The Leigh-Olivier Partnership
As recounted by Bean, there was inevitability to the joining of Vivien Leigh and Laurence Olivier. Their extraordinary gifts, their passion, their devotion to the theatre, found expression in a relationship that each regarded as the love of their lives.
Each left marriages, including young children, for the other. The abandonments were foreshadowed, yet no less ruthless for that.
Their passion was rampant. It electrified their performances. Elements of admiration and even a bit of competition annealed into a seemingly unbreakable tie. The overused words, larger-than-life, are apt in every sense.
Would Leigh or Olivier have accomplished as much without the support and spur of the other? It’s difficult to say.
There was another, malign force loose in their lives. It would strain and ultimately sunder their unique bond.
The Crack Up
If Leigh’s star lit the sky early, so, too, it was extinguished far too soon. Following a startling decline over a period of years, she died at 53.
Bean is unflinching in illuminating the tragedy of Leigh’s descent into mental illness—most likely a variant of bipolar depressive disorder. Nonetheless, readers searching for a surfeit of lurid detail can find it elsewhere. The essential elements, though, are all here.
Perhaps the most understanding and insightful summation is from actor Alec Guinness.
I never saw cruelty or coldness in Vivien—even her ambitions and her needs were dealt with charmingly and sweetly, insofar as my witness can bear. It was very sad. She appeared, at a very young age, to turn into a lovely stalk of chalk, and the chipping away had begun, and you were there to see the flaking off.
So many of us, I can attest, tried to do what we could, but there was—and is—nothing really to do. The destiny that gave her that extraordinary beauty and talent and that magic that surrounded her came, I hate to think, with some exorbitant debts, and those debts were collected early and bluntly and swiftly.
Olivier, by all accounts, was exceptionally dedicated to Leigh. Despite herculean efforts, he was ultimately impelled to make a clean break.
At the time of their divorce, he wrote, “My heart aches for her, but I cannot let my mind follow it.” Bean aptly summarizes the denouement with a quotation from late in Olivier’s life. He compared the disintegration of their marriage to the quandary posed by a drowning person grasping desperately for survival from a life raft: “I’m sorry, I can’t pull you out. If I pull you out, you’ll pull me in.”
Shortly before her untimely death, Leigh mused: “I’d rather have lived a short life with Larry, than face a long one without him.”
Years later, at eighty years of age, Olivier wiped away tears as he beheld her image and spirit returned to life in a film. He said, “This, this was love. This was the real thing.”
Leigh’s Celluloid Legacy
Vivien Leigh’s screen output was relatively small. Nonetheless, her performances included several memorable, historic roles: Scarlett O’Hara in Gone with the Wind, and Blanche DuBois in A Streetcar Named Desire.

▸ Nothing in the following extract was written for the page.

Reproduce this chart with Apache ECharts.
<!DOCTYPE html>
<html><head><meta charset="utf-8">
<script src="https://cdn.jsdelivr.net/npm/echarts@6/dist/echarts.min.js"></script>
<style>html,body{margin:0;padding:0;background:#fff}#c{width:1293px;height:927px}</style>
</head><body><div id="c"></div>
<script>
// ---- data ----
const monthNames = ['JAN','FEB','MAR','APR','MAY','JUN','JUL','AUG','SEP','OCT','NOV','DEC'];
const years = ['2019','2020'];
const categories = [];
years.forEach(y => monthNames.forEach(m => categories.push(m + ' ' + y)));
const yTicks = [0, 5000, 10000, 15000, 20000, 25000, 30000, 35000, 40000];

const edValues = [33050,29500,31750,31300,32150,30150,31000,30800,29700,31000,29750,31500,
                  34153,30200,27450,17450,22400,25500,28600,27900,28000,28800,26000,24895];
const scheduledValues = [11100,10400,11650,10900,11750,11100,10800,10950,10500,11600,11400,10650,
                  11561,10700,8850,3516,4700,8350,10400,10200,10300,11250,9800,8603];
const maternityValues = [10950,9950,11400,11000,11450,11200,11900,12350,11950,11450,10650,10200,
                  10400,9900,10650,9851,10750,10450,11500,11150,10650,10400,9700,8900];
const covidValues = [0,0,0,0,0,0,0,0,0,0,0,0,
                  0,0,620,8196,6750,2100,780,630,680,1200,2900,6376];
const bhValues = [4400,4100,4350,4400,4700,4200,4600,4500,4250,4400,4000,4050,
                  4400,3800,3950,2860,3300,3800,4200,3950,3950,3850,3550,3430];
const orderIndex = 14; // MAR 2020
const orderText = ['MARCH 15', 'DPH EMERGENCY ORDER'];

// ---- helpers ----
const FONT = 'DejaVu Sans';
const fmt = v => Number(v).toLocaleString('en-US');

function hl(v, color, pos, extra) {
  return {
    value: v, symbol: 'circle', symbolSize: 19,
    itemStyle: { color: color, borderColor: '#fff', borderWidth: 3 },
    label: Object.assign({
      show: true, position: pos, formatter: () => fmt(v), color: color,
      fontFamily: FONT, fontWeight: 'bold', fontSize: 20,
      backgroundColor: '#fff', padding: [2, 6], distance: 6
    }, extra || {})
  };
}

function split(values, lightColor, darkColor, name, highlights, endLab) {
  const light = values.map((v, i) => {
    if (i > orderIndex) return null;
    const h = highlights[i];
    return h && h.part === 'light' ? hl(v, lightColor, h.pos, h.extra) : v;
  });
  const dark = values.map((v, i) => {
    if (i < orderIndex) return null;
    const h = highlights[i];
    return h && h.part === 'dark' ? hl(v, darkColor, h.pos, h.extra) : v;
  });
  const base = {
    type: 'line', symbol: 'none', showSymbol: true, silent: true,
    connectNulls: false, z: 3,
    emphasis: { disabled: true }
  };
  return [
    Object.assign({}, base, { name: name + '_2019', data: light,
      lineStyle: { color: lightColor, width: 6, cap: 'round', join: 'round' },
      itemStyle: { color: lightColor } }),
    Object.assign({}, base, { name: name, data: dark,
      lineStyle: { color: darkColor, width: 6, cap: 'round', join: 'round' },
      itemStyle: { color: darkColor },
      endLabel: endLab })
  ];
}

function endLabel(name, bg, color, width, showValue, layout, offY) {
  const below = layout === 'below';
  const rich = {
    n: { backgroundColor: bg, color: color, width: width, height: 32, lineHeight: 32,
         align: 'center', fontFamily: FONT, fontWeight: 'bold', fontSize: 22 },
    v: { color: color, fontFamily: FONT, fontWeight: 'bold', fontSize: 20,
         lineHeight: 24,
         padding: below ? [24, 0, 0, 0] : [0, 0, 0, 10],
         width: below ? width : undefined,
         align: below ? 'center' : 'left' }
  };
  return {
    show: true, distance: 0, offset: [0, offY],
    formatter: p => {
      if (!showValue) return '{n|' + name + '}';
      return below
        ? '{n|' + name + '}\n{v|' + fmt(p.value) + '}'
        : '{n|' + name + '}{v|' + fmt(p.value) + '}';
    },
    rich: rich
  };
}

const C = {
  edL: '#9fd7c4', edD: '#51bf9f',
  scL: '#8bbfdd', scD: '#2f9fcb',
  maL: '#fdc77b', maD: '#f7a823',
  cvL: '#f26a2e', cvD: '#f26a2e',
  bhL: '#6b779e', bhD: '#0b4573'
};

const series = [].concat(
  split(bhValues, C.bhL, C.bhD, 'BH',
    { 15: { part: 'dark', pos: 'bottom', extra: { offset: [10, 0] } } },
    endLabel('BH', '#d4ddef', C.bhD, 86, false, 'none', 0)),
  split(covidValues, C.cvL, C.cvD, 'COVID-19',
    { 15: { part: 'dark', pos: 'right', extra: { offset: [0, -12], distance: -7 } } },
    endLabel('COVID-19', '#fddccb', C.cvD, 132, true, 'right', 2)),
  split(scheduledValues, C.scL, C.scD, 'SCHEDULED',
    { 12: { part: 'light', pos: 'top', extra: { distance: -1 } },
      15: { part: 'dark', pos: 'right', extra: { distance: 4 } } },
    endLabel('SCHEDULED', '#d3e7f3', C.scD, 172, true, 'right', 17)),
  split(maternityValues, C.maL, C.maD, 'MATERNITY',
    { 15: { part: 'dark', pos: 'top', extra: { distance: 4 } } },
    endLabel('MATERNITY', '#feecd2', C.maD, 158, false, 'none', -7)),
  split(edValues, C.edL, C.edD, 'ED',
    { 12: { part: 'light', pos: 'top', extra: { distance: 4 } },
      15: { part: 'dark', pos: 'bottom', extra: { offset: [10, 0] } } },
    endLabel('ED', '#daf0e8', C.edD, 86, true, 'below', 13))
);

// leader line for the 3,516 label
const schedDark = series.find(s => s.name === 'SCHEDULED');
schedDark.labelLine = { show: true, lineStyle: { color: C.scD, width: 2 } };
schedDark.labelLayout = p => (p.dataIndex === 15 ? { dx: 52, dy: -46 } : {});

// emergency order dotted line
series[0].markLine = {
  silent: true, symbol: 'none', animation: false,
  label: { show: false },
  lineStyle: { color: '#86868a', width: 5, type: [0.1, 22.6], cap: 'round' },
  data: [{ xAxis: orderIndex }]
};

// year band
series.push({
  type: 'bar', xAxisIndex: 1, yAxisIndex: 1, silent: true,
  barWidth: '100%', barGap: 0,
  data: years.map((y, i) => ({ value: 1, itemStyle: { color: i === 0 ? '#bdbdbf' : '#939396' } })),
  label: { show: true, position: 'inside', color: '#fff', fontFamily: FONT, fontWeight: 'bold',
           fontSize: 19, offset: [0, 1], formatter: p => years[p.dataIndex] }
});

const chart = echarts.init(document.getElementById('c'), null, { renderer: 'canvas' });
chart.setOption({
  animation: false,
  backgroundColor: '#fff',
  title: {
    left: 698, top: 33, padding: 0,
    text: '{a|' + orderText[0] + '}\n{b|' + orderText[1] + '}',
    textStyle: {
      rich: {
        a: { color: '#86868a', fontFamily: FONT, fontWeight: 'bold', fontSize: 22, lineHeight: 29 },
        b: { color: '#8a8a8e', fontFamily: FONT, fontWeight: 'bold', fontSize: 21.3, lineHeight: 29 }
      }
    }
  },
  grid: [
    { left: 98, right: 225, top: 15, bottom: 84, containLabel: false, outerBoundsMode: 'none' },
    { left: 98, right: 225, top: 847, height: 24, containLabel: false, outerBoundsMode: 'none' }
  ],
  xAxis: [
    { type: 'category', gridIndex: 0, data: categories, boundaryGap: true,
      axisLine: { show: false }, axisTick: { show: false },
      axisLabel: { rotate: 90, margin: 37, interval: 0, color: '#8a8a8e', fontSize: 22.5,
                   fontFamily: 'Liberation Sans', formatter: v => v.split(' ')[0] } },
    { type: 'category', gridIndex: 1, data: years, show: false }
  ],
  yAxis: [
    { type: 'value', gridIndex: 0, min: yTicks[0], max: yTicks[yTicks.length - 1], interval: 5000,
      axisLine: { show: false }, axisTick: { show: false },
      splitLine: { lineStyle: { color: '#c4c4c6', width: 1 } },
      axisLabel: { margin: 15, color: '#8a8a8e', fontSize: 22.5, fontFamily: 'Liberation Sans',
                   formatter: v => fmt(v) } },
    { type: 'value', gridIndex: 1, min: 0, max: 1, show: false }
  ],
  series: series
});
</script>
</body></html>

In these and other performances, Leigh’s evocation of character was achingly compelling. Her life and work appeared to converge. There was a progression in the two iconic roles, one for a younger actress, the later for an older actress, parallel with Leigh’s own trajectory.
Was Vivien Leigh a great actress? That has been, and remains, in some dispute. Yet no one can doubt the greatness of those two performances. Olivier would have added, at the least, a third, her portrayal of Lady Macbeth.
Laurence Olivier was one of the great actors of the age. Could it be that Leigh’s greatest performances will speak to the future with equal force—or even greater force—than his most celebrated work?